##### DATA SHOWN #####
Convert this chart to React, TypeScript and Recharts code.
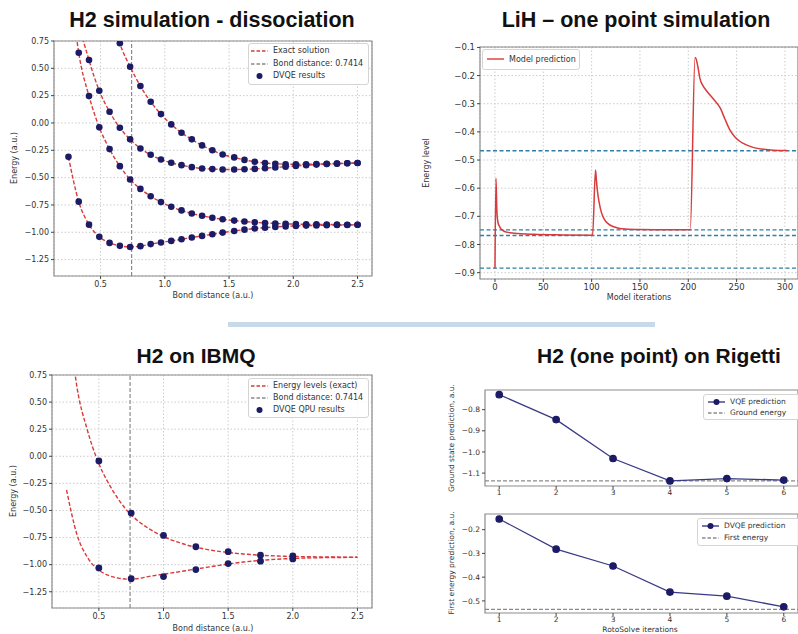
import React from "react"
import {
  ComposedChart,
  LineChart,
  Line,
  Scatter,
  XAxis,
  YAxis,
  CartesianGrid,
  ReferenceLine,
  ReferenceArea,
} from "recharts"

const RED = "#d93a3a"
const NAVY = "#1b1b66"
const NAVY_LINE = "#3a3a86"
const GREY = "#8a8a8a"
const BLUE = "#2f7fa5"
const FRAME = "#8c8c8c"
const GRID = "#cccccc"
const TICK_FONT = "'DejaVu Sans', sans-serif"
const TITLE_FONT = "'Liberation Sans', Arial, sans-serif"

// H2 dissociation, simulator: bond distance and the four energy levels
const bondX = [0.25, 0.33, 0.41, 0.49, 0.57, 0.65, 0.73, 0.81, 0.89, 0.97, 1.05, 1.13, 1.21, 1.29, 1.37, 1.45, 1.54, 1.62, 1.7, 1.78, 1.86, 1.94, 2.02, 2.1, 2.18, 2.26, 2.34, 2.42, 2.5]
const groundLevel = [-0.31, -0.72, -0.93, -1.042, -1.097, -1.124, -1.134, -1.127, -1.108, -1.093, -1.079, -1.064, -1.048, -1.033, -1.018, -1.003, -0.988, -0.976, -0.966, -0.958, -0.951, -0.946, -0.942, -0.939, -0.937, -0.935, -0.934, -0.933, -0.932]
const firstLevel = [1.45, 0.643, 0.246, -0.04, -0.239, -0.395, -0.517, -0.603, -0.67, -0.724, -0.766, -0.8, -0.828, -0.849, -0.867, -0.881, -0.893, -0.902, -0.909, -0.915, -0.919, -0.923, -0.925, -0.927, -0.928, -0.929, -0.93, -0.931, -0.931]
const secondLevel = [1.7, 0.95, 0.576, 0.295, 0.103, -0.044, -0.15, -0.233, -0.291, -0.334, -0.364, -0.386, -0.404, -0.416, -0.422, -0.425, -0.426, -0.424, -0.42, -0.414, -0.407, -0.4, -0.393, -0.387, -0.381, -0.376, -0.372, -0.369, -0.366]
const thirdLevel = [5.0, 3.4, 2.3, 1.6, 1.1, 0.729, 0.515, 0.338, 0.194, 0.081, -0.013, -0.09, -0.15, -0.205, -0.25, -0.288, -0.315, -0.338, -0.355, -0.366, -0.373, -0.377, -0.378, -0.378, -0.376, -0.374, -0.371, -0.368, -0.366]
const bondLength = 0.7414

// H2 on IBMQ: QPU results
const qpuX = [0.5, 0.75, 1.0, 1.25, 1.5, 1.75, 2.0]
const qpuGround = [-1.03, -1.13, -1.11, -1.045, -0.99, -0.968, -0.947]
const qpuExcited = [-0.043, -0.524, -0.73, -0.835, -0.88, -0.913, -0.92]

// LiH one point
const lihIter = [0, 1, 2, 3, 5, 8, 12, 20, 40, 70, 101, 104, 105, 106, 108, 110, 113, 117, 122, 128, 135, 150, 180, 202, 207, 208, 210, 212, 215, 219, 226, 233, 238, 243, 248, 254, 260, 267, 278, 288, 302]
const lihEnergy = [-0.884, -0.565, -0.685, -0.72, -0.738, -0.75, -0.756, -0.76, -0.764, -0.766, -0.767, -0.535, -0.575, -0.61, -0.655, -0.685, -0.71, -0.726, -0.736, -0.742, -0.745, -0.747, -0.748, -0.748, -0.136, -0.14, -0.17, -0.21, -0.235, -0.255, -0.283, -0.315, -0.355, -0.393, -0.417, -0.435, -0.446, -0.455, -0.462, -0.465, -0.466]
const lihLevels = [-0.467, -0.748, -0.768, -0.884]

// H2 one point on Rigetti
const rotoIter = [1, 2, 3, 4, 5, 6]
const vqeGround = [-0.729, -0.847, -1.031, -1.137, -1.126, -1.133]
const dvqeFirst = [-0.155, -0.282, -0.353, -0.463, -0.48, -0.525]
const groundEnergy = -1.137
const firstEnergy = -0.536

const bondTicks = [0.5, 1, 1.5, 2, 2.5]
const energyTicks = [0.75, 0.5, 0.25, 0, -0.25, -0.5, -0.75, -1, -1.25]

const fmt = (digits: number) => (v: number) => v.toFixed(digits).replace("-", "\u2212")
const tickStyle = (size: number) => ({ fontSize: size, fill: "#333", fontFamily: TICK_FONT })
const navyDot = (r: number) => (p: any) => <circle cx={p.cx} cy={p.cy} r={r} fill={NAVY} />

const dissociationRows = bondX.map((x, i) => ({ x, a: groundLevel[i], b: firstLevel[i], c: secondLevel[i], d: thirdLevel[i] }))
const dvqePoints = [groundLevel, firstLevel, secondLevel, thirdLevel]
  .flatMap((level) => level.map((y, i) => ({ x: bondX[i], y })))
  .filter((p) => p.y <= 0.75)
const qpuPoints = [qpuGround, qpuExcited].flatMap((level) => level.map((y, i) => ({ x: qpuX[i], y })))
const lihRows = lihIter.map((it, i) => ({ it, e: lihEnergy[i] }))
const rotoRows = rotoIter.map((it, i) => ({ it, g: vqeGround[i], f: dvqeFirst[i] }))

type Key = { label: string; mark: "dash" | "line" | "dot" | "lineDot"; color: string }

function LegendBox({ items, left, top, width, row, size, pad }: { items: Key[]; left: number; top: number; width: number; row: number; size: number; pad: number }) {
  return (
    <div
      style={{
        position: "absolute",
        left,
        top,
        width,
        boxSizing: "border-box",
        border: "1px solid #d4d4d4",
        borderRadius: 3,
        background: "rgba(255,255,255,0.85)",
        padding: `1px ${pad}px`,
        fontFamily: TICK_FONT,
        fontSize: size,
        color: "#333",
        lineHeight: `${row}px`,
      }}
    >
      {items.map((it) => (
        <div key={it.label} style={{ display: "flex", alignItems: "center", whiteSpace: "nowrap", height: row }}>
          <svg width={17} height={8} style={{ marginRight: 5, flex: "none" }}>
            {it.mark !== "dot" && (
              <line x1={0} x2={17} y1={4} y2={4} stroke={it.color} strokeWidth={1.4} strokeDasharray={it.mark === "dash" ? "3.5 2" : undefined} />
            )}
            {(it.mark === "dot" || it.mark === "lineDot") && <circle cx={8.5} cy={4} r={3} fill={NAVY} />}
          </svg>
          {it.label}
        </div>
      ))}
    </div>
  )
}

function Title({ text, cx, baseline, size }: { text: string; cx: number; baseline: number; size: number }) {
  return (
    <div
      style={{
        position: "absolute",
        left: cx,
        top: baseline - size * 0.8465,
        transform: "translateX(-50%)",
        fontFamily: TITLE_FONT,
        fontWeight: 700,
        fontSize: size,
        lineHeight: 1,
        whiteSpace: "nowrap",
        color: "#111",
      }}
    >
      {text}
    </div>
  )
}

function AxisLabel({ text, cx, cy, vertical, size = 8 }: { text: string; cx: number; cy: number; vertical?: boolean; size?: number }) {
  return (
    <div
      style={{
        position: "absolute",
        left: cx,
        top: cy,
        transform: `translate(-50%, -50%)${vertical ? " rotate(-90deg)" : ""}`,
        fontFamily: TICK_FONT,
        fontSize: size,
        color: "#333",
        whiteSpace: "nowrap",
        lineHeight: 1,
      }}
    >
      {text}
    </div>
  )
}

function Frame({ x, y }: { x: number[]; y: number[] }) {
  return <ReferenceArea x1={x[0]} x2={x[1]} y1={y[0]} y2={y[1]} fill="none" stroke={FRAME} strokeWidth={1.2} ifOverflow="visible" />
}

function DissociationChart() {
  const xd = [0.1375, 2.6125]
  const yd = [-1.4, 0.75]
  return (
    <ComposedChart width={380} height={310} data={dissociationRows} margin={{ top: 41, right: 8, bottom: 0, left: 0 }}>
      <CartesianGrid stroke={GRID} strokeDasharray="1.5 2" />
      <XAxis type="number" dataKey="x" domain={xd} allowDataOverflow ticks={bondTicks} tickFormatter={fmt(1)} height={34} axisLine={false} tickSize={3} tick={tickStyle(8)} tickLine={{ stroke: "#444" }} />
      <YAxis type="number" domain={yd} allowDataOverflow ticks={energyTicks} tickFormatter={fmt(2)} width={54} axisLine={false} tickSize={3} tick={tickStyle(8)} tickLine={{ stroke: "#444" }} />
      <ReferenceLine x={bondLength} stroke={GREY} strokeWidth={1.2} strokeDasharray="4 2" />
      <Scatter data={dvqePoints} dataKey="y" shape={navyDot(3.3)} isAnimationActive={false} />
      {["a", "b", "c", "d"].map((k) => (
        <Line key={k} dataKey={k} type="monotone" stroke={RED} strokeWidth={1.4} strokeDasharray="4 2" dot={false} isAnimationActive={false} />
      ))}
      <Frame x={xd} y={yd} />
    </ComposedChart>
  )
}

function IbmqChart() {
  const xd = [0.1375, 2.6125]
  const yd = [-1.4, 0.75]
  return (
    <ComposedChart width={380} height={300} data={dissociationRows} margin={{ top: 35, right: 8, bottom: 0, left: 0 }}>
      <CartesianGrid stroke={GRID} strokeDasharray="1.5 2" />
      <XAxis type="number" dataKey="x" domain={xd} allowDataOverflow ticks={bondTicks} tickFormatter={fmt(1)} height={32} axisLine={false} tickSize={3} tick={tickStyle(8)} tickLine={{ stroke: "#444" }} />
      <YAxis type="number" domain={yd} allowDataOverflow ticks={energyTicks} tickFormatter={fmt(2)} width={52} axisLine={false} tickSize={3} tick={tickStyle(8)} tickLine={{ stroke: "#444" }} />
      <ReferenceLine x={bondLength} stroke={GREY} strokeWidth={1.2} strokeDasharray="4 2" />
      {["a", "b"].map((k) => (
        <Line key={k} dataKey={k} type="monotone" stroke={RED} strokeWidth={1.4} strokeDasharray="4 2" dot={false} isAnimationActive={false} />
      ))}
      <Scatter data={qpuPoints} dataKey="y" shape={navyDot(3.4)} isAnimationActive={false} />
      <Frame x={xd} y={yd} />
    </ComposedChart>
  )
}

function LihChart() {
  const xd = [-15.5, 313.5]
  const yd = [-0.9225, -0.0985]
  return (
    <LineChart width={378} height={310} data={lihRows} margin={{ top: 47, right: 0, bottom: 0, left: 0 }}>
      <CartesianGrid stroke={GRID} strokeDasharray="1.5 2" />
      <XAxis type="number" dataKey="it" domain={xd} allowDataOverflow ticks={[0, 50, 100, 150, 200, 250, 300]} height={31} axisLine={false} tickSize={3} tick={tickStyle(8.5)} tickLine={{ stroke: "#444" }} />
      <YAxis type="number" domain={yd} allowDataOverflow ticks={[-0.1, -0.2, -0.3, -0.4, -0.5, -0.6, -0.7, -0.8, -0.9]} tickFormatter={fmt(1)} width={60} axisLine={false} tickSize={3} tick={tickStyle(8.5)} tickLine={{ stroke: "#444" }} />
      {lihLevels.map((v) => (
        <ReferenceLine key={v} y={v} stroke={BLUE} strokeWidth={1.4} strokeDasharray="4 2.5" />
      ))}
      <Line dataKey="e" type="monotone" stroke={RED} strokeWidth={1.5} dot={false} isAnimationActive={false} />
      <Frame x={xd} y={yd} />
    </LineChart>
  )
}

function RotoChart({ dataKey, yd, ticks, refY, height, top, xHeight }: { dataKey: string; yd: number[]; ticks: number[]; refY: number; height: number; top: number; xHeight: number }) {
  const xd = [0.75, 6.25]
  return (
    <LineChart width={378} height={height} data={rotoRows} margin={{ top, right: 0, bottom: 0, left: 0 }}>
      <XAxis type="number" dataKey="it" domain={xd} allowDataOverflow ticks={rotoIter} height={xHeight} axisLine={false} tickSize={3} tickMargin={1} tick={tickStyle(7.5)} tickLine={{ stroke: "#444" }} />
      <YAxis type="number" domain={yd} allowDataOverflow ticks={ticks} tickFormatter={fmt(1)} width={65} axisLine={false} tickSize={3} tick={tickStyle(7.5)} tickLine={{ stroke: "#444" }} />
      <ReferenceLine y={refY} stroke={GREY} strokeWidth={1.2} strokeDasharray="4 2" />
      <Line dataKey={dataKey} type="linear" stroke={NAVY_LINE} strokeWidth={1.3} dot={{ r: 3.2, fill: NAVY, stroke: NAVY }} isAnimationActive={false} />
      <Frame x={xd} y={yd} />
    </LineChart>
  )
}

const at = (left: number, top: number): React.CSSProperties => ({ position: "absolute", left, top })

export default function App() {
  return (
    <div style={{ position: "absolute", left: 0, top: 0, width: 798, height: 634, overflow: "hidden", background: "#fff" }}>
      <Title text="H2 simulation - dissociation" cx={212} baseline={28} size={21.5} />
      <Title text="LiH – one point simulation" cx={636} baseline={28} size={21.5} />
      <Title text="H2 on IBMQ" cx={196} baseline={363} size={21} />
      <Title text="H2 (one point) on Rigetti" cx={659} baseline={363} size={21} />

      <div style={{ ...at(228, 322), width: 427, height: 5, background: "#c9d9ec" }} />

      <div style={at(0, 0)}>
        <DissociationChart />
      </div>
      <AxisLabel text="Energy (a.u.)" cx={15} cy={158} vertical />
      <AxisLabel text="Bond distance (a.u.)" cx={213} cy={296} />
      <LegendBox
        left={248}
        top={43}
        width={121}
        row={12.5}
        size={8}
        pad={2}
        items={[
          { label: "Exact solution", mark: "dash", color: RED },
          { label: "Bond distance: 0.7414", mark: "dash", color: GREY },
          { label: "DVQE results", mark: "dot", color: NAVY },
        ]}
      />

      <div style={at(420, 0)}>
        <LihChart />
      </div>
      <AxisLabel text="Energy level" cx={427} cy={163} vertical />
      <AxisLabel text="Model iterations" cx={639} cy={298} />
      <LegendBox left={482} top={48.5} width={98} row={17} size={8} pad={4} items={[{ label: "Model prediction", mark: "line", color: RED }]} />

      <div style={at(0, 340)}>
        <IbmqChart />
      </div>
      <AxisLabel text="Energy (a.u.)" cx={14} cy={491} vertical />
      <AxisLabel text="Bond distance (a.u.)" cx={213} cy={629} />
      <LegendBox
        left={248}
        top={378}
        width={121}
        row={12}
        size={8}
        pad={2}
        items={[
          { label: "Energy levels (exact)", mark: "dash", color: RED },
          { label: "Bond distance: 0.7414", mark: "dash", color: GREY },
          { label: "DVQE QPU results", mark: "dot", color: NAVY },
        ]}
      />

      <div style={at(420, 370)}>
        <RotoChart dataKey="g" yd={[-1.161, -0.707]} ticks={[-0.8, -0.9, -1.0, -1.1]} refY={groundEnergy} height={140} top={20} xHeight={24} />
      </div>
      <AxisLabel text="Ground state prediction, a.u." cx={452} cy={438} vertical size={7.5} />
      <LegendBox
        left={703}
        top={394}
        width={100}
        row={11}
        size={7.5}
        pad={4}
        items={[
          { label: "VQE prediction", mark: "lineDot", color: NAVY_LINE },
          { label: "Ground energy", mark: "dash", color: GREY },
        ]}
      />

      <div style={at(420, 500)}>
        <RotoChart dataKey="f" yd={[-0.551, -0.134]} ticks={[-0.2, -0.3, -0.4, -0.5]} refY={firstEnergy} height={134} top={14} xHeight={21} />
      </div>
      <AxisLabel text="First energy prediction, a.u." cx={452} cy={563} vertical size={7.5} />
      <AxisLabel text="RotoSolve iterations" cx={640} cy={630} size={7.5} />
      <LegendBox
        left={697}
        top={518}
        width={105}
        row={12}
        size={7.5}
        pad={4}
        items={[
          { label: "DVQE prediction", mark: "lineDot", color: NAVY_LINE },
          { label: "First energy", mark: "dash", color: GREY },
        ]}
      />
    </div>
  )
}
#####
WHAT TO WORK ON:
Write out exactly the lines between the start of the data and the line with "-0.88, -0.913, -0.92]", including both, but none of the pictures.

REPLY TO THE TASK:
Convert this chart to React, TypeScript and Recharts code.
import React from "react"
import {
  ComposedChart,
  LineChart,
  Line,
  Scatter,
  XAxis,
  YAxis,
  CartesianGrid,
  ReferenceLine,
  ReferenceArea,
} from "recharts"

const RED = "#d93a3a"
const NAVY = "#1b1b66"
const NAVY_LINE = "#3a3a86"
const GREY = "#8a8a8a"
const BLUE = "#2f7fa5"
const FRAME = "#8c8c8c"
const GRID = "#cccccc"
const TICK_FONT = "'DejaVu Sans', sans-serif"
const TITLE_FONT = "'Liberation Sans', Arial, sans-serif"

// H2 dissociation, simulator: bond distance and the four energy levels
const bondX = [0.25, 0.33, 0.41, 0.49, 0.57, 0.65, 0.73, 0.81, 0.89, 0.97, 1.05, 1.13, 1.21, 1.29, 1.37, 1.45, 1.54, 1.62, 1.7, 1.78, 1.86, 1.94, 2.02, 2.1, 2.18, 2.26, 2.34, 2.42, 2.5]
const groundLevel = [-0.31, -0.72, -0.93, -1.042, -1.097, -1.124, -1.134, -1.127, -1.108, -1.093, -1.079, -1.064, -1.048, -1.033, -1.018, -1.003, -0.988, -0.976, -0.966, -0.958, -0.951, -0.946, -0.942, -0.939, -0.937, -0.935, -0.934, -0.933, -0.932]
const firstLevel = [1.45, 0.643, 0.246, -0.04, -0.239, -0.395, -0.517, -0.603, -0.67, -0.724, -0.766, -0.8, -0.828, -0.849, -0.867, -0.881, -0.893, -0.902, -0.909, -0.915, -0.919, -0.923, -0.925, -0.927, -0.928, -0.929, -0.93, -0.931, -0.931]
const secondLevel = [1.7, 0.95, 0.576, 0.295, 0.103, -0.044, -0.15, -0.233, -0.291, -0.334, -0.364, -0.386, -0.404, -0.416, -0.422, -0.425, -0.426, -0.424, -0.42, -0.414, -0.407, -0.4, -0.393, -0.387, -0.381, -0.376, -0.372, -0.369, -0.366]
const thirdLevel = [5.0, 3.4, 2.3, 1.6, 1.1, 0.729, 0.515, 0.338, 0.194, 0.081, -0.013, -0.09, -0.15, -0.205, -0.25, -0.288, -0.315, -0.338, -0.355, -0.366, -0.373, -0.377, -0.378, -0.378, -0.376, -0.374, -0.371, -0.368, -0.366]
const bondLength = 0.7414

// H2 on IBMQ: QPU results
const qpuX = [0.5, 0.75, 1.0, 1.25, 1.5, 1.75, 2.0]
const qpuGround = [-1.03, -1.13, -1.11, -1.045, -0.99, -0.968, -0.947]
const qpuExcited = [-0.043, -0.524, -0.73, -0.835, -0.88, -0.913, -0.92]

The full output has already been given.